Analysis of thresholding for codimension two motion by mean curvature: a gradient-flow approach

TL;DR

This paper proves the convergence of the MBO thresholding scheme for mean curvature flow of curves in three-dimensional space, extending understanding from hypersurfaces to codimension two using a new energy and monotonicity formula.

Contribution

It provides the first convergence proof of the MBO scheme for codimension two mean curvature flow, specifically for curves in 3D, using a novel energy and monotonicity formula.

Findings

Established convergence of the scheme in codimension two.

Developed a new energy approximation for the Dirichlet energy.

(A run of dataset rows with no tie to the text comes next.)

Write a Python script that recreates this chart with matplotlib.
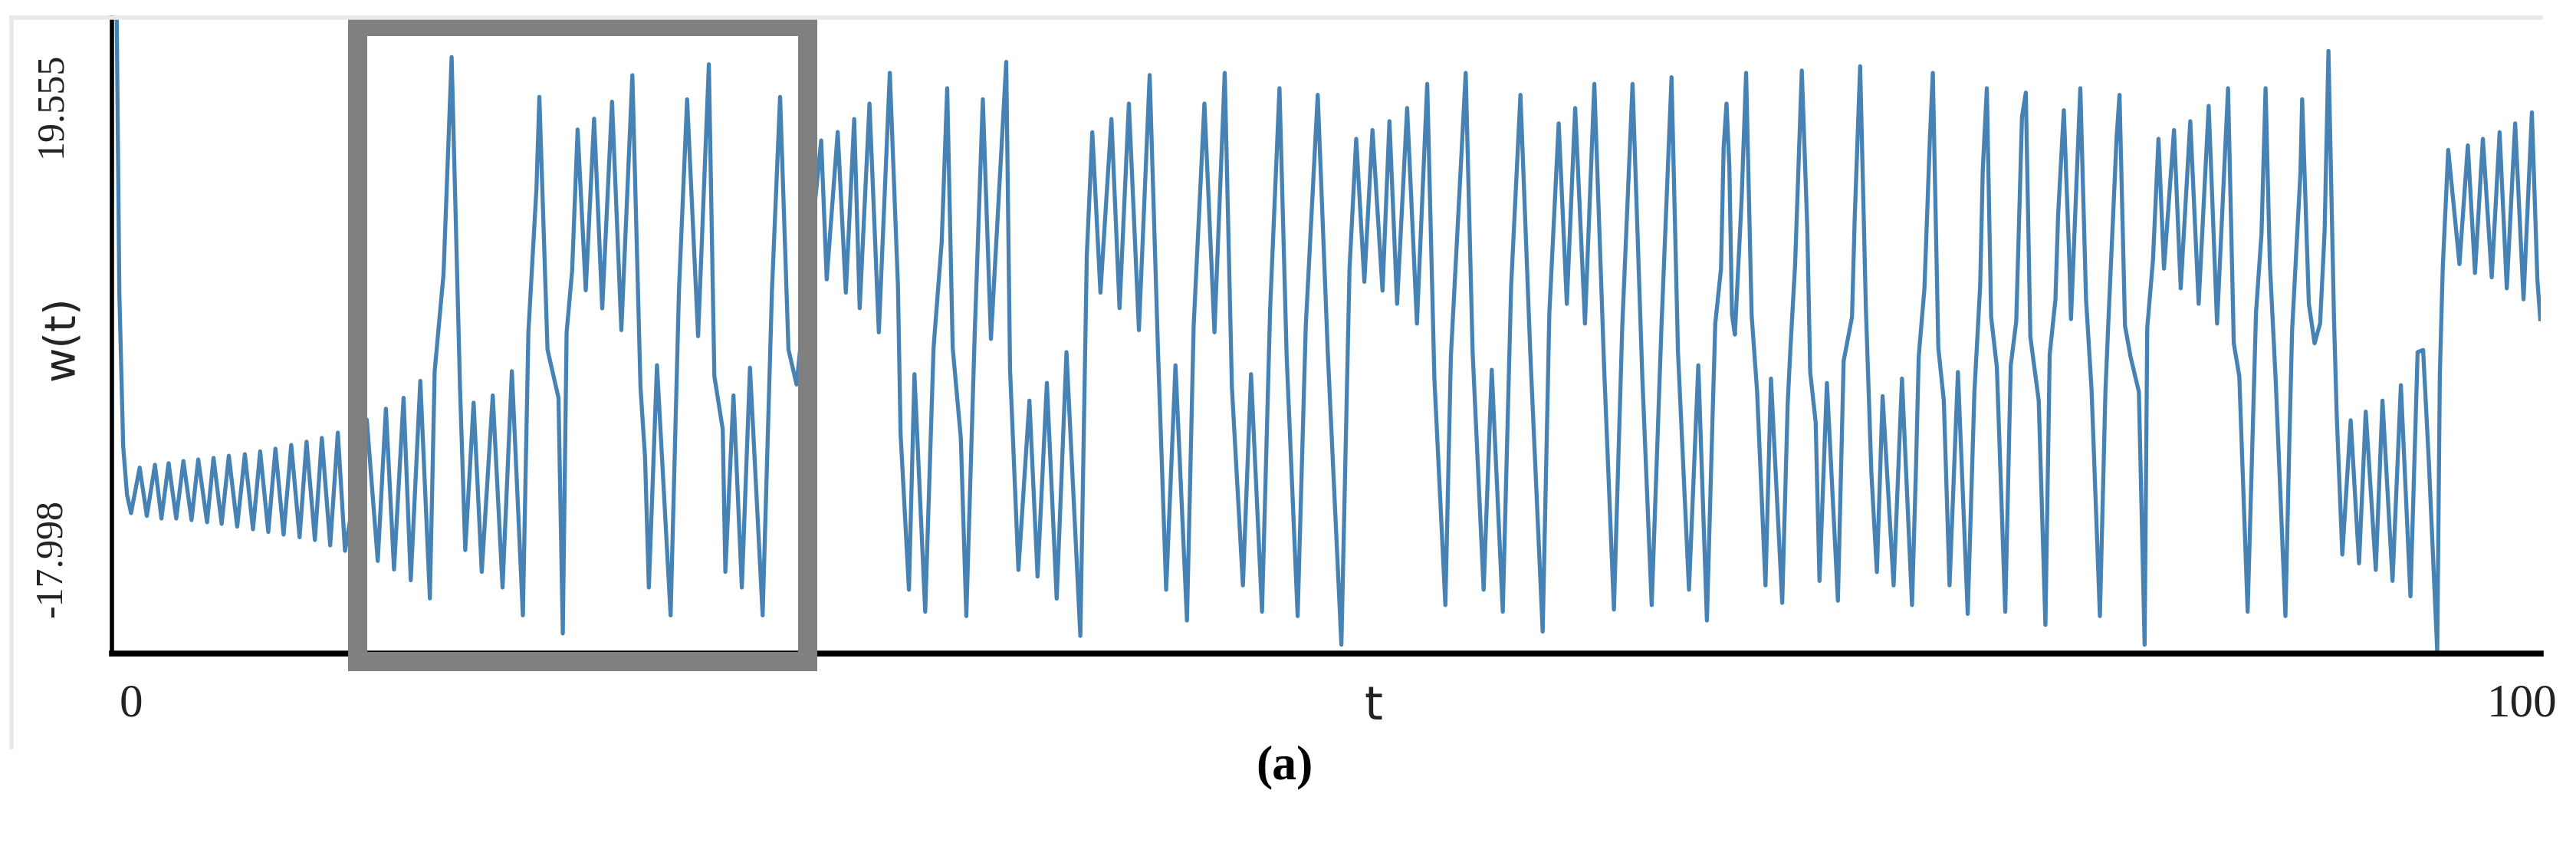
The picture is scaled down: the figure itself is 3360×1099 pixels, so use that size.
import matplotlib
matplotlib.use("Agg")
import matplotlib.pyplot as plt
from matplotlib.patches import Rectangle
from matplotlib.lines import Line2D

# ---- data (estimated extrema of w(t)) ----
t_transient = [-0.6, -0.49, -0.33, -0.17, 0.0, 0.36, 0.66, 1.0, 1.27, 1.57, 1.89, 2.19, 2.53, 2.81, 3.18, 3.45,
               3.79, 4.09, 4.44, 4.76, 5.1, 5.4, 5.74, 6.04, 6.38, 6.7, 7.05, 7.34, 7.69, 7.98, 8.33, 8.65, 8.95]
w_transient = [27, 4.0, -8.7, -12.7, -14.24, -10.47, -14.47, -10.24, -14.69, -10.11, -14.69, -9.93, -14.82, -9.8,
               -15.0, -9.67, -15.13, -9.49, -15.36, -9.36, -15.58, -9.13, -15.8, -8.91, -16.02, -8.6, -16.24,
               -8.33, -16.47, -8.02, -16.91, -7.58, -17.36]

t_box = [9.86, 10.32, 10.66, 11.0, 11.4, 11.7, 12.1, 12.5, 12.7, 13.07, 13.41, 13.76, 13.98, 14.33, 14.67, 15.13,
         15.54, 15.93, 16.39, 16.62, 16.96, 17.08, 17.42, 17.88, 18.06, 18.22, 18.45, 18.68, 19.02, 19.37, 19.71,
         20.12, 20.51, 20.97, 21.31, 21.5, 21.66, 22.0, 22.57, 22.92, 23.26, 23.72, 24.17, 24.4, 24.75, 24.86,
         25.2, 25.55, 25.89, 26.42, 26.81, 27.15, 27.5, 27.84, 28.87, 29.1, 29.56]
w_box = [-6.5, -18.2, -5.6, -18.9, -4.7, -19.8, -3.3, -21.3, -2.5, 5.5, 23.5, -3.8, -17.3, -5.1, -19.1, -4.5,
         -20.4, -2.5, -22.7, 0.7, 12.7, 20.2, -0.7, -4.7, -24.2, 0.7, 5.8, 17.5, 4.2, 18.4, 2.7,
         19.8, 0.9, 22.0, -3.8, -9.6, -20.4, -2.0, -22.7, 4.2, 20.0, 0.4, 22.9, -2.9, -7.3, -19.1,
         -4.5, -20.4, -2.2, -22.7, 4.2, 20.2, -0.7, -3.6, 16.6, 5.1, 17.3]

t_mid = [29.9, 30.25, 30.48, 30.89, 31.28, 31.74, 32.08, 32.19, 32.54, 32.77, 33.22, 33.57, 33.91, 34.14, 34.37,
         34.71, 34.94, 35.29, 35.63, 35.97, 36.61, 36.77, 37.12, 37.58, 37.92, 38.31, 38.72, 39.13, 39.71, 39.98,
         40.21, 40.55, 41.01, 41.35, 41.74, 42.16, 42.61, 42.96, 43.3, 43.69, 44.17, 44.45, 44.9, 45.32, 45.75,
         46.05, 46.51, 46.85, 47.31, 47.65, 48.04, 48.34, 48.8, 49.14, 49.64, 50.06, 50.63, 50.97, 51.25, 51.59,
         51.93, 52.35, 52.64, 52.96, 53.38, 53.79, 54.22, 54.52, 54.98, 55.21, 55.83, 56.12, 56.58, 56.92, 57.38,
         57.73, 58.12, 58.53, 59.05, 59.33, 59.72, 60.06, 60.41, 60.82, 61.21, 61.62, 62.03, 62.38, 62.81, 63.22,
         63.61, 64.02, 64.44, 64.71, 65.17, 65.56]
w_mid = [4.0, 18.37, 2.72, 19.65, 0.72, 22.19, 4.54, -7.66, -20.58, -2.74, -22.4, -0.56, 8.18, 20.92, -0.56,
         -8.02, -22.76, 0.53, 20.01, 0.17, 23.1, -2.38, -18.94, -4.93, -19.49, -3.47, -21.31, -0.92, -24.4, 7.09,
         17.28, 4.0, 18.37, 2.72, 19.65, 0.9, 22.01, -0.92, -20.58, -2.01, -23.13, 1.26, 19.65, 0.72, 22.19,
         -3.83, -20.22, -2.74, -22.4, 2.72, 20.92, -1.29, -22.76, 1.26, 20.37, -0.92, -25.13, 5.99, 16.73, 4.9,
         17.46, 4.17, 18.19, 3.08, 19.28, 1.44, 21.28, -3.11, -21.85, -1.29, 22.19, -0.92, -20.58, -2.38, -22.4,
         4.54, 20.37, -0.92, -24.04, 2.35, 18.01, 3.08, 19.28, 1.44, 21.28, -2.2, -22.22, 1.26, 21.28, -3.11,
         -21.85, 1.26, 21.83, -0.92, -20.58, -2.01]

t_late = [65.92, 66.16, 66.27, 66.51, 66.62, 66.74, 66.86, 66.97, 67.09, 67.37, 67.56, 67.79, 68.02, 68.14, 68.37,
          68.6, 69.07, 69.3, 69.42, 69.61, 69.89, 70.12, 70.24, 70.47, 70.63, 70.94, 71.4, 71.64, 71.99, 72.1,
          72.33, 72.57, 72.8, 73.03, 73.27, 73.73, 74.08, 74.5, 74.67, 74.78, 75.02, 75.25, 75.37, 75.6, 75.83,
          76.07, 76.42, 76.83, 77.11, 77.35, 77.46, 77.63, 77.81, 78.05, 78.4, 78.63, 78.86, 79.1, 79.26, 79.45,
          79.8, 80.08, 80.26, 80.5, 80.61, 80.85, 81.08, 81.15, 81.54, 81.78, 82.01, 82.36, 82.59, 82.71, 83.06,
          83.18, 83.41, 83.64, 83.99, 84.23, 84.34, 84.58, 84.81, 85.04, 85.46, 85.74, 86.14, 86.49, 86.91, 87.26,
          87.72, 87.96, 88.19, 88.54, 88.89, 89.12, 89.29, 89.47, 89.71, 90.12, 90.29, 90.4, 90.75, 90.82, 91.1,
          91.34, 91.57, 91.76, 91.92, 92.15, 92.27, 92.5, 92.85, 93.2, 93.48, 93.9, 94.18, 94.6, 94.95, 95.35,
          95.65, 95.88, 96.12, 96.47, 96.58, 96.7, 96.93, 97.4, 97.75, 98.05, 98.38, 98.75, 99.08, 99.38, 99.73,
          100.08, 100.43, 100.66, 100.78]
w_late = [-23.13, -6.02, 1.44, 5.99, 16.0, 19.65, 14.37, 2.17, 0.53, 11.64, 22.19, 2.17, -4.2, -9.66, -20.22,
          -3.11, -21.67, -5.11, -0.38, 6.36, 22.38, 9.27, -2.56, -6.75, -19.85, -3.47, -21.49, -1.65, 1.99, 10.0,
          22.74, 2.72, -10.93, -19.12, -4.56, -20.22, -3.11, -21.85, -10.2, -1.29, 4.36, 16.91, 22.19, -0.56, -4.93,
          -20.22, -2.56, -22.58, -4.2, 4.54, 14.18, 20.92, 1.99, -2.2, -22.4, -2.01, 1.63, 18.55, 20.56, 0.35,
          -4.93, -23.49, -1.1, 3.45, 10.36, 19.1, 6.72, 1.81, 20.92, 3.45, -4.02, -22.76, -4.2, 1.44, 16.91,
          20.37, 1.26, -1.29, -4.2, -25.13, 1.08, 6.72, 16.73, 5.99, 17.46, 4.36, 18.19, 3.08, 19.46, 1.44,
          20.92, -0.19, -2.92, -22.4, 2.35, 8.91, 20.92, 6.36, -3.11, -22.76, -7.84, 0.9, 14.0, 20.01, 3.08,
          -0.19, 1.44, 9.09, 24.01, 2.0, -6.38, -17.67, -6.56, -18.4, -5.84, -18.94, -4.93, -19.85, -3.65, -21.13,
          -0.92, -0.74, -10.02, -25.68, -2.74, 5.99, 15.82, 6.36, 16.19, 5.63, 16.73, 5.27, 17.28, 4.36, 18.01,
          3.45, 18.92, 5.08, 1.81]

x_ticks = [0, 100]
x_ticklabels = ["0", "100"]
y_ticks = [-17.998, 19.555]
y_ticklabels = ["-17.998", "19.555"]
box_t = (9.47, 28.3)
box_w = (-26.48, 26.09)

t = t_transient + t_box + t_mid + t_late
w = w_transient + w_box + w_mid + w_late

W, H = 3360, 1099
fig = plt.figure(figsize=(W / 100, H / 100), dpi=100)
ax = fig.add_axes([146 / W, 1 - 852 / H, (3314 - 146) / W, (852 - 23) / H])
ax.plot(t, w, color="#4682b4", lw=3.8)
ax.set_xlim(-0.8, 100.8)
ax.set_ylim(-25.86, 26.76)

for s in ["top", "right"]:
    ax.spines[s].set_visible(False)
ax.spines["left"].set_linewidth(4)
ax.spines["bottom"].set_linewidth(5.5)

ax.set_xticks(x_ticks)
ax.set_xticklabels(x_ticklabels, fontfamily="Liberation Serif", fontsize=44, color="#222222")
ax.set_yticks(y_ticks)
ax.set_yticklabels(y_ticklabels, fontfamily="Liberation Serif", fontsize=36, color="#222222",
                   rotation=90, va="center")
ax.tick_params(axis="x", length=0, pad=28)
ax.tick_params(axis="y", length=0, pad=40)

# axis titles placed like the original screenshot
fig.text(1791 / W, 1 - 922 / H, "t", fontfamily="DejaVu Sans", fontsize=44,
         ha="center", va="center", color="#222222")
fig.text(80 / W, 1 - 441 / H, "w(t)", fontfamily="DejaVu Sans", fontsize=40, rotation=90,
         ha="center", va="center", color="#222222")

rect = Rectangle((box_t[0], box_w[0]), box_t[1] - box_t[0], box_w[1] - box_w[0],
                 fill=False, edgecolor="#808080", lw=18, clip_on=False, zorder=5, joinstyle="miter")
ax.add_patch(rect)

# light frame of the original screenshot
fig.add_artist(Line2D([15 / W, 15 / W], [1 - 974 / H, 1 - 23 / H], color="#e8e8e8", lw=4))
fig.add_artist(Line2D([15 / W, 3314 / W], [1 - 23 / H, 1 - 23 / H], color="#e8e8e8", lw=4))

fig.text(1675 / W, 1 - 1000 / H, "(a)", fontfamily="Liberation Serif", fontweight="bold",
         fontsize=46, ha="center", va="center")

fig.savefig("out.png", dpi=100)
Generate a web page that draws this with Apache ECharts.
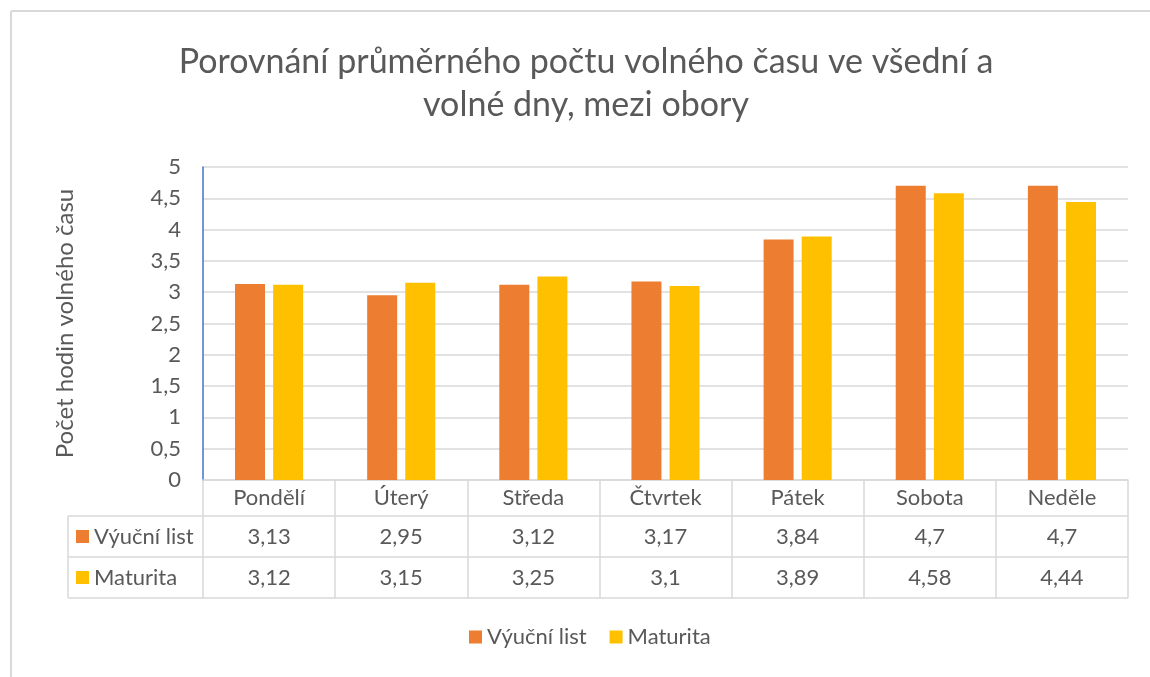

Proved a sharp monotonicity formula for the thresholding energy.

Abstract

The Merriman-Bence-Osher (MBO) scheme, also known as thresholding or diffusion generated motion, is an efficient numerical algorithm for computing mean curvature flow (MCF). It is fairly well understood in the case of hypersurfaces. This paper establishes the first convergence proof of the scheme in codimension two. We concentrate on the case of the curvature motion of a filament (curve) in $\mathbb{R}^3$. Our proof is based on a new generalization of the minimizing movements interpretation for hypersurfaces (Esedoglu-Otto '15) by means of an energy that approximates the Dirichlet energy of the state function. As long as a smooth MCF exists, we establish uniform energy estimates for the approximations away from the smooth solution and prove convergence towards this MCF. The current result which holds in codimension two relies in a very crucial manner on a new sharp monotonicity formula for the thresholding energy. This is an improvement of an earlier approximate version.